- **What to produce**: Restate the material word for word and leave out anything that is a picture.

- **Data**:
%%
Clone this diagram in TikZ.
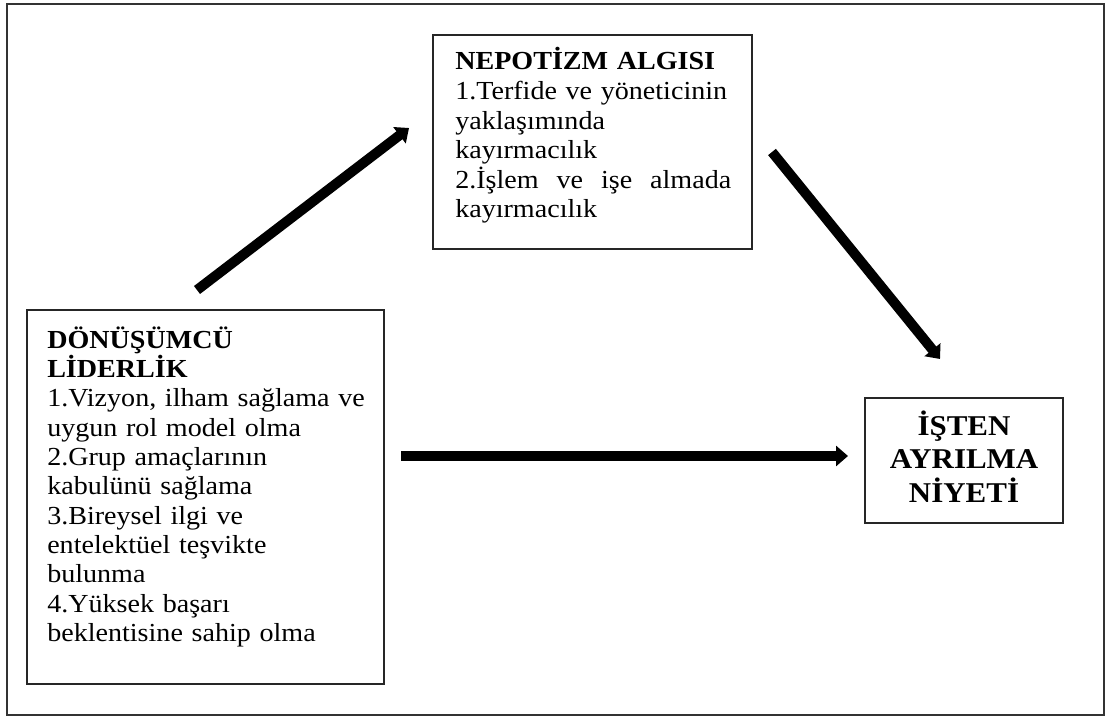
\documentclass[tikz,border=0pt]{standalone}
\usepackage{fontspec}
\setmainfont{Liberation Serif}[FakeStretch=1.08]
\usetikzlibrary{arrows.meta,fit}
\begin{document}
\begin{tikzpicture}[x=0.75pt,y=-0.75pt,
  frame/.style={draw=black!80,line width=1.1pt},
  box/.style={draw=black!85,line width=1.4pt,inner sep=0pt},
  txt/.style={inner sep=0pt,anchor=base west,align=left,font=\fontsize{19.5pt}{22.2pt}\selectfont},
  headtxt/.style={inner sep=0pt,anchor=base,align=center,font=\bfseries\fontsize{21.5pt}{25.2pt}\selectfont},
  bigarrow/.style={line width=7.5pt,-{Triangle[width=15pt,length=9pt]}}]
\useasboundingbox (0,0) rectangle (1105,716);
\draw[frame] (7,4) rectangle (1104,715);
% boxes
\node[box,fit={(433,35) (752,249)}] (nep) {};
\node[box,fit={(27,310) (384,684)}] (don) {};
\node[box,fit={(865,398) (1063,523)}] (isten) {};
% texts
\node[txt,text width=207pt] (neptxt) at (455,70)
  {\textbf{NEPOTİZM ALGISI}\\
   1.Terfide ve yöneticinin\\
   yaklaşımında\\
   kayırmacılık\\
   \makebox[207pt][s]{2.İşlem\hfill ve\hfill işe\hfill almada}\\
   kayırmacılık};
\node[txt,text width=250pt,font=\fontsize{19.5pt}{22pt}\selectfont] (dontxt) at (47,348)
  {\textbf{DÖNÜŞÜMCÜ}\\
   \textbf{LİDERLİK}\\
   1.Vizyon, ilham sağlama ve\\
   uygun rol model olma\\
   2.Grup amaçlarının\\
   kabulünü sağlama\\
   3.Bireysel ilgi ve\\
   entelektüel teşvikte\\
   bulunma\\
   4.Yüksek başarı\\
   beklentisine sahip olma};
\node[headtxt,text width=140pt] (istentxt) at (964,435)
  {İŞTEN\\AYRILMA\\NİYETİ};
% arrows
\coordinate (a1s) at (197,290);
\coordinate (a1e) at (409,128);
\coordinate (a2s) at (772,152);
\coordinate (a2e) at (940,359);
\coordinate (a3s) at (401,456);
\coordinate (a3e) at (848,456);
\draw[bigarrow] (a1s) -- (a1e);
\draw[bigarrow] (a2s) -- (a2e);
\draw[bigarrow] (a3s) -- (a3e);
\end{tikzpicture}
\end{document}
%%
- **Exercise response**:
Clone this diagram in TikZ.
\documentclass[tikz,border=0pt]{standalone}
\usepackage{fontspec}
\setmainfont{Liberation Serif}[FakeStretch=1.08]
\usetikzlibrary{arrows.meta,fit}
\begin{document}
\begin{tikzpicture}[x=0.75pt,y=-0.75pt,
  frame/.style={draw=black!80,line width=1.1pt},
  box/.style={draw=black!85,line width=1.4pt,inner sep=0pt},
  txt/.style={inner sep=0pt,anchor=base west,align=left,font=\fontsize{19.5pt}{22.2pt}\selectfont},
  headtxt/.style={inner sep=0pt,anchor=base,align=center,font=\bfseries\fontsize{21.5pt}{25.2pt}\selectfont},
  bigarrow/.style={line width=7.5pt,-{Triangle[width=15pt,length=9pt]}}]
\useasboundingbox (0,0) rectangle (1105,716);
\draw[frame] (7,4) rectangle (1104,715);
% boxes
\node[box,fit={(433,35) (752,249)}] (nep) {};
\node[box,fit={(27,310) (384,684)}] (don) {};
\node[box,fit={(865,398) (1063,523)}] (isten) {};
% texts
\node[txt,text width=207pt] (neptxt) at (455,70)
  {\textbf{NEPOTİZM ALGISI}\\
   1.Terfide ve yöneticinin\\
   yaklaşımında\\
   kayırmacılık\\
   \makebox[207pt][s]{2.İşlem\hfill ve\hfill işe\hfill almada}\\
   kayırmacılık};
\node[txt,text width=250pt,font=\fontsize{19.5pt}{22pt}\selectfont] (dontxt) at (47,348)
  {\textbf{DÖNÜŞÜMCÜ}\\
   \textbf{LİDERLİK}\\
   1.Vizyon, ilham sağlama ve\\
   uygun rol model olma\\
   2.Grup amaçlarının\\
   kabulünü sağlama\\
   3.Bireysel ilgi ve\\
   entelektüel teşvikte\\
   bulunma\\
   4.Yüksek başarı\\
   beklentisine sahip olma};
\node[headtxt,text width=140pt] (istentxt) at (964,435)
  {İŞTEN\\AYRILMA\\NİYETİ};
% arrows
\coordinate (a1s) at (197,290);
\coordinate (a1e) at (409,128);
\coordinate (a2s) at (772,152);
\coordinate (a2e) at (940,359);
\coordinate (a3s) at (401,456);
\coordinate (a3e) at (848,456);
\draw[bigarrow] (a1s) -- (a1e);
\draw[bigarrow] (a2s) -- (a2e);
\draw[bigarrow] (a3s) -- (a3e);
\end{tikzpicture}
\end{document}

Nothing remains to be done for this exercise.